[rabbitmq-discuss] rabbitmq 3.1.4 upgrade lost cluster config

Wed Aug 14 20:17:17 BST 2013

On Wed, Aug 14, 2013 at 03:14:20PM +0100, Emile Joubert wrote:

> If you ran the same sequence of steps on different clusters that had
> identical configuration then you should get the same result. Either
> the clusters did not have the same configuration or the sequence of
> steps was different.

We use puppet.  The configurations are templated and enforced to be
identical except for cluster node names, which are different between
clusters.  If a config changes that is only read at server start, such
as /etc/rabbitmq/rabbitmq.config, then rabbitmq is automatically
restarted by puppet.

> Compare the logfiles from the nodes in the first cluster with the
> logfiles from the second cluster. The differences should indicate the
> cause. Pay close attention to the order of messages of the form
> 
>   rabbit on node 'name at host' up/down

The logs aren't helping me.  In particular, the order of "up" and
"down" events is equivalent between the clusters up until the time of
the failure.

> Also compare the configurations using "rabbitmqctl environment" on both
> clusters and make sure they are the same.

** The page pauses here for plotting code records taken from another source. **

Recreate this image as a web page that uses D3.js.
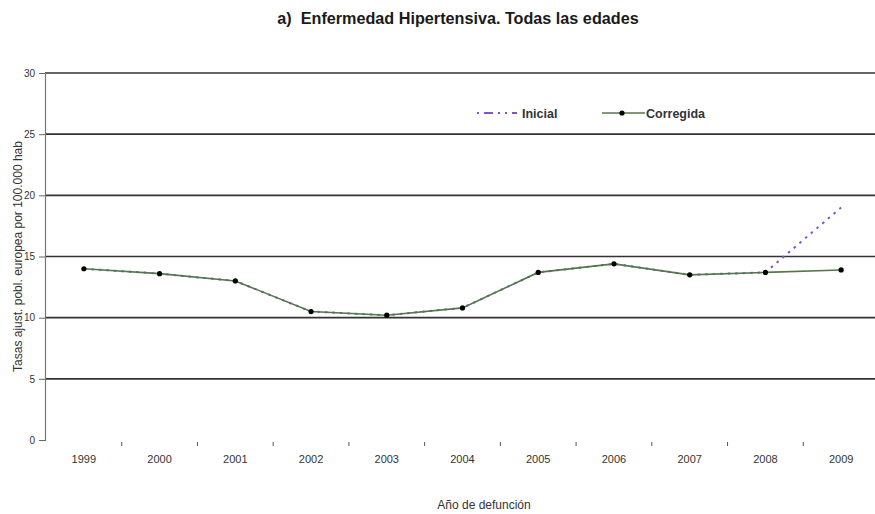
<!DOCTYPE html>
<html>
<head>
<meta charset="utf-8">
<script src="https://cdn.jsdelivr.net/npm/d3@7"></script>
<style>
  html, body { margin: 0; padding: 0; background: #fff; }
  svg { display: block; font-family: "Liberation Sans", Arial, sans-serif; }
</style>
</head>
<body>
<svg id="chart" width="875" height="514"></svg>
<script>
// Hypertensive disease mortality, all ages: age-adjusted rates per 100,000
const years = ["1999","2000","2001","2002","2003","2004","2005","2006","2007","2008","2009"];
const inicial = [14.0, 13.6, 13.0, 10.5, 10.2, 10.8, 13.7, 14.4, 13.5, 13.7, 19.0];
const corregida = [14.0, 13.6, 13.0, 10.5, 10.2, 10.8, 13.7, 14.4, 13.5, 13.7, 13.9];
const yTicks = [0, 5, 10, 15, 20, 25, 30];

const svg = d3.select("#chart");
const plotLeft = 45, plotRight = 879, plotTop = 73, plotBottom = 440;

const x = d3.scaleBand().domain(years).range([plotLeft + 1, plotRight]);
const y = d3.scaleLinear().domain([0, 30]).range([plotBottom, plotTop]);
const cx = d => x(d) + x.bandwidth() / 2;

// Title
svg.append("text")
  .attr("x", 458).attr("y", 24)
  .attr("text-anchor", "middle")
  .attr("font-size", 16.2).attr("font-weight", "bold")
  .attr("fill", "#1a1a1a")
  .attr("xml:space", "preserve")
  .text("a)  Enfermedad Hipertensiva. Todas las edades");

// Horizontal gridlines (no line at zero)
svg.append("g")
  .selectAll("line")
  .data(yTicks.filter(t => t > 0))
  .join("line")
  .attr("x1", plotLeft).attr("x2", 875)
  .attr("y1", d => y(d)).attr("y2", d => y(d))
  .attr("stroke", "#333").attr("stroke-width", 1.6);

// Y axis
const yAxis = svg.append("g")
  .attr("transform", `translate(${plotLeft},0)`)
  .call(d3.axisLeft(y).tickValues(yTicks).tickSize(6).tickPadding(4));
yAxis.select(".domain").attr("stroke", "#777").attr("stroke-width", 1.2);
yAxis.selectAll(".tick line").attr("stroke", "#666");
yAxis.selectAll("text").attr("font-size", 10).attr("fill", "#333");

// X axis: small tick marks at category boundaries, labels centred under each year
const xAxis = svg.append("g").attr("transform", `translate(0,${plotBottom})`);
xAxis.selectAll("line")
  .data(years.slice(1))
  .join("line")
  .attr("x1", d => x(d)).attr("x2", d => x(d))
  .attr("y1", 2).attr("y2", 6)
  .attr("stroke", "#555").attr("stroke-width", 1);
xAxis.selectAll("text")
  .data(years)
  .join("text")
  .attr("x", d => cx(d)).attr("y", 23)
  .attr("text-anchor", "middle")
  .attr("font-size", 11).attr("fill", "#333")
  .text(d => d);

// Axis titles
svg.append("text")
  .attr("transform", `translate(22,${(plotTop + plotBottom) / 2}) rotate(-90)`)
  .attr("text-anchor", "middle")
  .attr("font-size", 12).attr("fill", "#333")
  .text("Tasas ajust. pobl. europea por 100.000 hab");

svg.append("text")
  .attr("x", 484).attr("y", 509)
  .attr("text-anchor", "middle")
  .attr("font-size", 12).attr("fill", "#333")
  .text("Año de defunción");

const line = d3.line().x((d, i) => cx(years[i])).y(d => y(d));

// Series: initial (dashed) underneath, corrected on top
svg.append("path")
  .datum(inicial)
  .attr("d", line)
  .attr("fill", "none")
  .attr("stroke", "#7a58c8").attr("stroke-width", 2)
  .attr("stroke-dasharray", "2.5,5");

svg.append("path")
  .datum(corregida)
  .attr("d", line)
  .attr("fill", "none")
  .attr("stroke", "#53784a").attr("stroke-width", 1.6);

svg.append("g")
  .selectAll("circle")
  .data(corregida)
  .join("circle")
  .attr("cx", (d, i) => cx(years[i]))
  .attr("cy", d => y(d))
  .attr("r", 2.6)
  .attr("fill", "#000");

// Legend
const lg = svg.append("g").attr("transform", "translate(0,113)");
lg.append("line")
  .attr("x1", 477).attr("x2", 517).attr("y1", 0).attr("y2", 0)
  .attr("stroke", "#7a58c8").attr("stroke-width", 2)
  .attr("stroke-dasharray", "2,5,9,5,2,5");
lg.append("text")
  .attr("x", 522).attr("y", 4.5)
  .attr("font-size", 12.5).attr("font-weight", "bold").attr("fill", "#333")
  .text("Inicial");
lg.append("line")
  .attr("x1", 602).attr("x2", 645).attr("y1", 0).attr("y2", 0)
  .attr("stroke", "#53784a").attr("stroke-width", 1.6);
lg.append("circle")
  .attr("cx", 622).attr("cy", 0).attr("r", 2.6).attr("fill", "#000");
lg.append("text")
  .attr("x", 646).attr("y", 4.5)
  .attr("font-size", 12.5).attr("font-weight", "bold").attr("fill", "#333")
  .text("Corregida");
</script>
</body>
</html>
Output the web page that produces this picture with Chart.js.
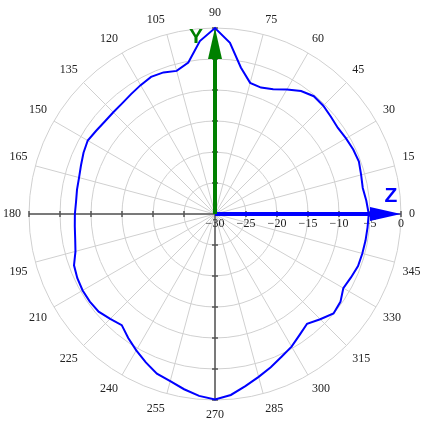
<!DOCTYPE html>
<html>
<head>
<meta charset="utf-8">
<script src="https://cdn.jsdelivr.net/npm/chart.js@4"></script>
<style>
  html, body { margin: 0; padding: 0; background: #fff; }
  #wrap { width: 432px; height: 425px; }
</style>
</head>
<body>
<div id="wrap"><canvas id="polarChart"></canvas></div>
<script>
// angle in degrees, counter-clockwise from the Z axis
const angles = [0, 5, 10, 15, 20, 25, 30, 35, 40, 45, 50, 55,
  60, 65, 70, 75, 80, 85, 90, 95, 100, 105, 110, 115,
  120, 125, 130, 135, 140, 145, 150, 155, 160, 165, 170, 175,
  180, 185, 190, 195, 200, 205, 210, 215, 220, 225, 230, 235,
  240, 245, 250, 255, 260, 265, 270, 275, 280, 285, 290, 295,
  300, 305, 310, 315, 320, 325, 330, 335, 340, 345, 350, 355];

// normalised gain (dB)
const gainDb = [-5.2, -5.5, -5.8, -5.6, -5.3, -5.4, -5.6, -5.8, -5.6, -5.3, -5.2, -5.8,
  -6.8, -7.8, -8.3, -8.1, -6.0, -2.3, 0.0, -2.0, -5.2, -6.1, -5.7, -5.6,
  -6.0, -6.4, -6.7, -6.8, -6.8, -6.6, -6.3, -6.6, -7.0, -7.3, -7.4, -7.5,
  -7.4, -7.3, -7.1, -6.7, -5.8, -5.5, -5.35, -5.35, -5.5, -6.1, -6.6, -5.6,
  -4.6, -3.6, -2.6, -2.1, -1.3, -0.55, -0.1, -0.7, -1.8, -2.8, -3.7, -4.6,
  -5.3, -6.2, -6.9, -6.0, -5.05, -5.3, -6.1, -5.8, -5.45, -5.4, -5.35, -5.3];

const tickValues = [-30, -25, -20, -15, -10, -5, 0];
const tickLabels = ["\u221230", "\u221225", "\u221220", "\u221215", "\u221210", "\u22125", "0"];

// radar goes clockwise, so flip the order to get counter-clockwise angles
const n = angles.length;
const chartAngles = angles.map((a, i) => angles[(n - i) % n]);
const chartGain = gainDb.map((g, i) => gainDb[(n - i) % n]);

const axesPlugin = {
    id: "axesArrows",
    beforeDatasetsDraw(chart) {
        const s = chart.scales.r;
        const ctx = chart.ctx;
        const p = (a, v) => s.getPointPositionForValue(chartAngles.indexOf(a), v);
        const c = p(0, -30);
        ctx.save();

        // black axes with tick marks
        ctx.strokeStyle = "#555";
        ctx.lineWidth = 1.5;
        ctx.beginPath();
        ctx.moveTo(p(180, 0).x, p(180, 0).y);
        ctx.lineTo(p(0, 0).x, p(0, 0).y);
        ctx.moveTo(p(90, 0).x, p(90, 0).y);
        ctx.lineTo(p(270, 0).x, p(270, 0).y);
        [0, 180].forEach((a) => tickValues.slice(1).forEach((v) => {
            const q = p(a, v);
            ctx.moveTo(q.x, q.y - 3);
            ctx.lineTo(q.x, q.y + 3);
        }));
        [90, 270].forEach((a) => tickValues.slice(1).forEach((v) => {
            const q = p(a, v);
            ctx.moveTo(q.x - 3, q.y);
            ctx.lineTo(q.x + 3, q.y);
        }));
        ctx.stroke();

        // tick labels under the Z axis
        ctx.fillStyle = "#222";
        ctx.font = "12px 'Liberation Serif'";
        ctx.textAlign = "center";
        ctx.textBaseline = "middle";
        tickValues.forEach((v, i) => {
            const q = p(0, v);
            ctx.fillText(tickLabels[i], q.x, q.y + 10);
        });

        // Z arrow (blue)
        const zTip = p(0, 0);
        ctx.strokeStyle = "#0000ff";
        ctx.fillStyle = "#0000ff";
        ctx.lineWidth = 4;
        ctx.beginPath();
        ctx.moveTo(c.x, c.y);
        ctx.lineTo(zTip.x - 28, zTip.y);
        ctx.stroke();
        ctx.beginPath();
        ctx.moveTo(zTip.x, zTip.y);
        ctx.lineTo(zTip.x - 31, zTip.y - 7);
        ctx.lineTo(zTip.x - 31, zTip.y + 7);
        ctx.closePath();
        ctx.fill();
        ctx.font = "bold 21px 'Liberation Sans'";
        ctx.fillText("Z", zTip.x - 10, zTip.y - 18);

        // Y arrow (green)
        const yTip = p(90, 0);
        ctx.strokeStyle = "#008000";
        ctx.fillStyle = "#008000";
        ctx.beginPath();
        ctx.moveTo(c.x, c.y);
        ctx.lineTo(yTip.x, yTip.y + 28);
        ctx.stroke();
        ctx.beginPath();
        ctx.moveTo(yTip.x, yTip.y);
        ctx.lineTo(yTip.x - 7, yTip.y + 31);
        ctx.lineTo(yTip.x + 7, yTip.y + 31);
        ctx.closePath();
        ctx.fill();
        ctx.fillText("Y", yTip.x - 19, yTip.y + 9);

        ctx.restore();
    },
};

new Chart(document.getElementById("polarChart"), {
    type: "radar",
    data: {
        labels: chartAngles.map(String),
        datasets: [
            {
                label: "Gain",
                data: chartGain,
                borderColor: "#0000ff",
                borderWidth: 2,
                fill: false,
                pointRadius: 0,
                tension: 0,
            },
        ],
    },
    options: {
        responsive: true,
        maintainAspectRatio: false,
        animation: false,
        layout: { padding: { top: 5, bottom: 1, left: 0, right: 8 } },
        plugins: { legend: { display: false }, tooltip: { enabled: false } },
        scales: {
            r: {
                min: -30,
                max: 0,
                startAngle: 90,
                ticks: { stepSize: 5, display: false },
                grid: { circular: true, color: "#d0d0d0", lineWidth: 1 },
                angleLines: {
                    color: "#d0d0d0",
                    lineWidth: (ctx) => (chartAngles[ctx.index] % 15 === 0 ? 1 : 0),
                },
                pointLabels: {
                    padding: 8,
                    color: "#222",
                    font: { family: "'Liberation Serif'", size: 12 },
                    callback: (label) => (Number(label) % 15 === 0 ? label : ""),
                },
            },
        },
    },
    plugins: [axesPlugin],
});
</script>
</body>
</html>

They are indeed the same, except for file names (which incorporate the
nodenames) and cluster members (which again incorporate the
nodenames).  If I compensate for the above with suitable perl -pi -e
s/hostname91/hostname11/ stuff, the configs are identical.

This looks to me like a code bug.  A race condition or any number of
other classes of bug could explain why two identically-configured
clusters would exhibit different behavior when run through the same
sequence of operations.

- Morty